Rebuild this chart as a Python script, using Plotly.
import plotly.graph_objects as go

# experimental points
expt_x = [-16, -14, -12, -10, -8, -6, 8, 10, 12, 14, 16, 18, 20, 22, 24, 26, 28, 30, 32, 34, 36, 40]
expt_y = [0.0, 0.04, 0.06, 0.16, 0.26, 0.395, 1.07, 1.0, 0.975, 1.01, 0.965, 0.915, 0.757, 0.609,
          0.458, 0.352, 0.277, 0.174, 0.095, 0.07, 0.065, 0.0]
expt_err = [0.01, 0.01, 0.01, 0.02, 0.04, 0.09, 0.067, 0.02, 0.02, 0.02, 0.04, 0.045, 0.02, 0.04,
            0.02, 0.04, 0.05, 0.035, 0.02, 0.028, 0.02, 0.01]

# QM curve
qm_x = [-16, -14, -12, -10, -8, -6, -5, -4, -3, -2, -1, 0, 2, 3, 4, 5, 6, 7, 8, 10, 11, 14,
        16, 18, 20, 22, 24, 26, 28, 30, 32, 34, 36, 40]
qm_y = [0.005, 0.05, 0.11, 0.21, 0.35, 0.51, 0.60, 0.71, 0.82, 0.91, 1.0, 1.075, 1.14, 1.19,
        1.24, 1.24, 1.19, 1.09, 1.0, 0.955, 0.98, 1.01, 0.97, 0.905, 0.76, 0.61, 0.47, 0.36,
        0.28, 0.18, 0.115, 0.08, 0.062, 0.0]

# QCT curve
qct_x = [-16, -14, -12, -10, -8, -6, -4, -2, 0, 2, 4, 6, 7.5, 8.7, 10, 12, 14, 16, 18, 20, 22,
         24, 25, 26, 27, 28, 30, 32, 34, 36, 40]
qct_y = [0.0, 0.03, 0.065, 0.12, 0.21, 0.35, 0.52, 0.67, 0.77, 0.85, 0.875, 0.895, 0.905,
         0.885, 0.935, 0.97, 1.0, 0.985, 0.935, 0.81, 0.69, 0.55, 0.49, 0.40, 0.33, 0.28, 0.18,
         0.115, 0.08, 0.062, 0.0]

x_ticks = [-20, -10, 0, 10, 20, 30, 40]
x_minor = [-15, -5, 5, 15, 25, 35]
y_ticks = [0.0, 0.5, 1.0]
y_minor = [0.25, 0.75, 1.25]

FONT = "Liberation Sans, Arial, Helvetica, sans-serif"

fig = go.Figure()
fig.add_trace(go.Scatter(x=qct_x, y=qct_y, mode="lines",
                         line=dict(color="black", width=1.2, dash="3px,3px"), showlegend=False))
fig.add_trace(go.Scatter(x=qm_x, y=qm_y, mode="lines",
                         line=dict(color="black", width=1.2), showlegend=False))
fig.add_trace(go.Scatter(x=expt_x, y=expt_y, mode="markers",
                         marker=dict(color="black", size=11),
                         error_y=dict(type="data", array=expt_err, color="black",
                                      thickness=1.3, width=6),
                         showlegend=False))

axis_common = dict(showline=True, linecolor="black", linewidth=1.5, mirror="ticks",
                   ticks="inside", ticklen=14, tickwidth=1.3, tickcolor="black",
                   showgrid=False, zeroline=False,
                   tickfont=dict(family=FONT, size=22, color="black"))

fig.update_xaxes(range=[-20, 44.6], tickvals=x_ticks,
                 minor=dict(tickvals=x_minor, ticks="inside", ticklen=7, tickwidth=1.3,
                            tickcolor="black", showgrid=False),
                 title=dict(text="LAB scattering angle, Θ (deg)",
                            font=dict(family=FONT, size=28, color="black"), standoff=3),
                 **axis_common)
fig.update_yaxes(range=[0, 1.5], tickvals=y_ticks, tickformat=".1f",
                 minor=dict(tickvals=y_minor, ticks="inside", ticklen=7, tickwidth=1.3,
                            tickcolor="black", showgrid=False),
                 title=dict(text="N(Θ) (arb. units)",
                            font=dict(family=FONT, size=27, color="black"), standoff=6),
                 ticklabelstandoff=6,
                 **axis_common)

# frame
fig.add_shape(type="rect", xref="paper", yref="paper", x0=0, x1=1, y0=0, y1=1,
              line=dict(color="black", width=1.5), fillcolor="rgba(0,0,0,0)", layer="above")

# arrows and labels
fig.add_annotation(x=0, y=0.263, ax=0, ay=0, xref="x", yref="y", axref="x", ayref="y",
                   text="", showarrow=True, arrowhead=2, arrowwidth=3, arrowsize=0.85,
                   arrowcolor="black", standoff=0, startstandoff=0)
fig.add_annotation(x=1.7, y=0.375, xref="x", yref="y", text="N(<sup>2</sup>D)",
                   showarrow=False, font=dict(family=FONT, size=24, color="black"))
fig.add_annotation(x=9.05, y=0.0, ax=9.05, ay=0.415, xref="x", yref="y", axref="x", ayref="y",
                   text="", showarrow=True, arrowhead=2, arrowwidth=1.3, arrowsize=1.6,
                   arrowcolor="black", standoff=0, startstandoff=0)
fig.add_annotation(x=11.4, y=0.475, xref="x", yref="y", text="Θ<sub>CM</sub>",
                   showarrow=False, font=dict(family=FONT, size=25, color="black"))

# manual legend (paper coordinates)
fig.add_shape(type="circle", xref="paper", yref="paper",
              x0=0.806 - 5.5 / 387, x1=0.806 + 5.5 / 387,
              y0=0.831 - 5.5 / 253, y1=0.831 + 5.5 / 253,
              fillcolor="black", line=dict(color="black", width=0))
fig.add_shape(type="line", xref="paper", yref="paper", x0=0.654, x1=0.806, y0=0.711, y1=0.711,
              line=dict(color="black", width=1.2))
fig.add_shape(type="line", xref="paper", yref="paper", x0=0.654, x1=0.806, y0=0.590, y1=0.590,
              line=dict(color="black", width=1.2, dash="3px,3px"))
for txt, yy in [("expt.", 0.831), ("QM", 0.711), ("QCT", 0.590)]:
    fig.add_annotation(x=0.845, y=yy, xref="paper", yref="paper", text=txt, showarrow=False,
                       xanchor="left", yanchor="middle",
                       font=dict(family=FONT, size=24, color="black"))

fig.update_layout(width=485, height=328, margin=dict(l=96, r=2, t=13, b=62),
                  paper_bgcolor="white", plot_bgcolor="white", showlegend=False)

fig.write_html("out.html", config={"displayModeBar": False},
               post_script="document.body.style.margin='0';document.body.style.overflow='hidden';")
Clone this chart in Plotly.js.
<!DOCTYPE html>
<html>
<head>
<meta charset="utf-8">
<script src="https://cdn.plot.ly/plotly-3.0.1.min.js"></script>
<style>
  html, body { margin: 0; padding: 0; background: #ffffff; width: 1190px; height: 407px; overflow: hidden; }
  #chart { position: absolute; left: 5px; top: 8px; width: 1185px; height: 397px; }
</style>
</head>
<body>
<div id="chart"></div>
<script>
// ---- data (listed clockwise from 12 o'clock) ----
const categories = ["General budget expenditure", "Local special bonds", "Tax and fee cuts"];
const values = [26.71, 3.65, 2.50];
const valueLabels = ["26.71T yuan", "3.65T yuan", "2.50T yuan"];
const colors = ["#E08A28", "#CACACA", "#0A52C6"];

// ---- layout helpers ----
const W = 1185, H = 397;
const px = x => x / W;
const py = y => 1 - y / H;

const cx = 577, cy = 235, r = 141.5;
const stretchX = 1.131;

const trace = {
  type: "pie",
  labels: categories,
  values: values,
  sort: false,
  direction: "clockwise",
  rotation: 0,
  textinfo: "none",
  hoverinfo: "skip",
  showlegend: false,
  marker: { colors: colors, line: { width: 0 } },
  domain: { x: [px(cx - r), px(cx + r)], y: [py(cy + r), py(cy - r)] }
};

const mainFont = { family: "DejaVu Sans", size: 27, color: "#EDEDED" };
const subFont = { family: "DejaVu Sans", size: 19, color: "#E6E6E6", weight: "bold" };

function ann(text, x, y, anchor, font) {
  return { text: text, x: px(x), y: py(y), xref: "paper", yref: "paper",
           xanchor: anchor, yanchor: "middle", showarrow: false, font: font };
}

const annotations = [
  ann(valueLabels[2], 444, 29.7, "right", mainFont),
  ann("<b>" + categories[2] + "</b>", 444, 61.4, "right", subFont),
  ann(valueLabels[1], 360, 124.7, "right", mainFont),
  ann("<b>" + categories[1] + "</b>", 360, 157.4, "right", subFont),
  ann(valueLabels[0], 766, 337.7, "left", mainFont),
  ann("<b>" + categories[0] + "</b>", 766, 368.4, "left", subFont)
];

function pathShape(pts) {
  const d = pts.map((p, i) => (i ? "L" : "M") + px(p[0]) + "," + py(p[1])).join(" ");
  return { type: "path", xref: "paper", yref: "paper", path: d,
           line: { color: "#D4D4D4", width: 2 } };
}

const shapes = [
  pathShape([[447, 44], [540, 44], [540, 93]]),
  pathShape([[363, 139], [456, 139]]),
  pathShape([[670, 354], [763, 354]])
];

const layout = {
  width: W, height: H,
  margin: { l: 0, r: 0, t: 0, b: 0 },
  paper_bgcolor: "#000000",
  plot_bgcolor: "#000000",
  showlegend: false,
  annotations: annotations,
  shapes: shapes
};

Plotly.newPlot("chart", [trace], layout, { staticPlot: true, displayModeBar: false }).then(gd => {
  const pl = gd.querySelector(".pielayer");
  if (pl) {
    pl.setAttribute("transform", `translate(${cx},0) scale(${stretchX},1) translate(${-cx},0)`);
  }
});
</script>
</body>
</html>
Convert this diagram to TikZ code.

__Short exercise__
Copy each line of the data above that holds "chart".

__Solution for this task__
Rebuild this chart as a Python script, using Plotly.
Clone this chart in Plotly.js.
  #chart { position: absolute; left: 5px; top: 8px; width: 1185px; height: 397px; }
<div id="chart"></div>
Plotly.newPlot("chart", [trace], layout, { staticPlot: true, displayModeBar: false }).then(gd => {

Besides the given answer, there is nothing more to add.